The universe is not a collection of separate objects. It is one unified whole that grows. This is an idea that will carry on straight through the development of American philosophy. Emerson also shows the beginnings of an insight about how this growth happens that will later be reflected in the work of Charles Sanders Peirce and still later in the thinking of contemporary thinkers like Ken Wilber. Emerson writes, “She (nature) keeps her laws, and seems to transcend them.” This combination of retaining what is and creating the new is the formula for growth that both Peirce and Wilber will later draw upon. Wilber in his writings on Integral Theory will popularize the phrase ‘transcend and include’ to describe the same sentiment about the mechanim of evolution.
Emerson also hints at the prominent place that consciousness plays in evolution when he describes the ladder of development as a “system in transition” that travels from plant to animal to man. About men he says, “The men, though young, having tasted the first drop from the cup of thought, are already dissipated: the maples and ferns are still uncorrupt; yet no doubt, when they come to consciousness, they too will curse and swear.” And so it appears that Emerson is already seeing the emergence of consciousness as the crowning achievement of the evolutionary process in 1844.

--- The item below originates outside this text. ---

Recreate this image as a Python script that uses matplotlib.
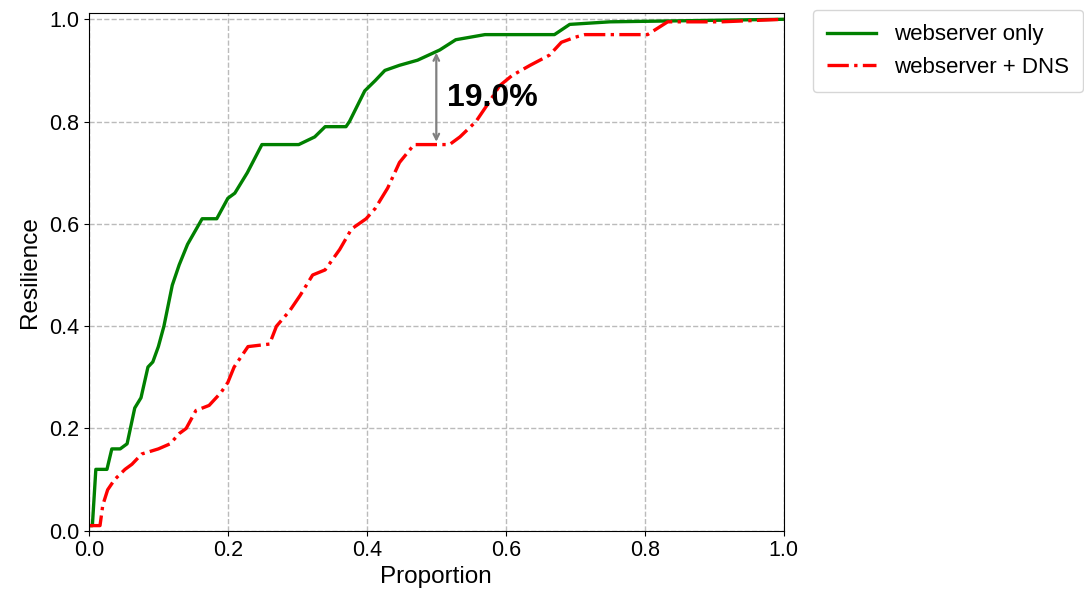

The universe begins, he postulates with an “aboriginal push” an idea that predates the modern Big Bang theory by nearly 100 years. Once this push occurs it “ propagates itself through all the balls of the system, and through every atom of every ball, through all the races of creatures, and through the history and performances of every individual.” Almost 200 years later the spiritual teacher Andrew Cohen would make almost the same sentiment when he claimed that “When you experience the creative impulse awakening in your self, it’s no different than the original impulse that became the whole universe. It’s nothing less that the Big Bang itself, working in you and through you.”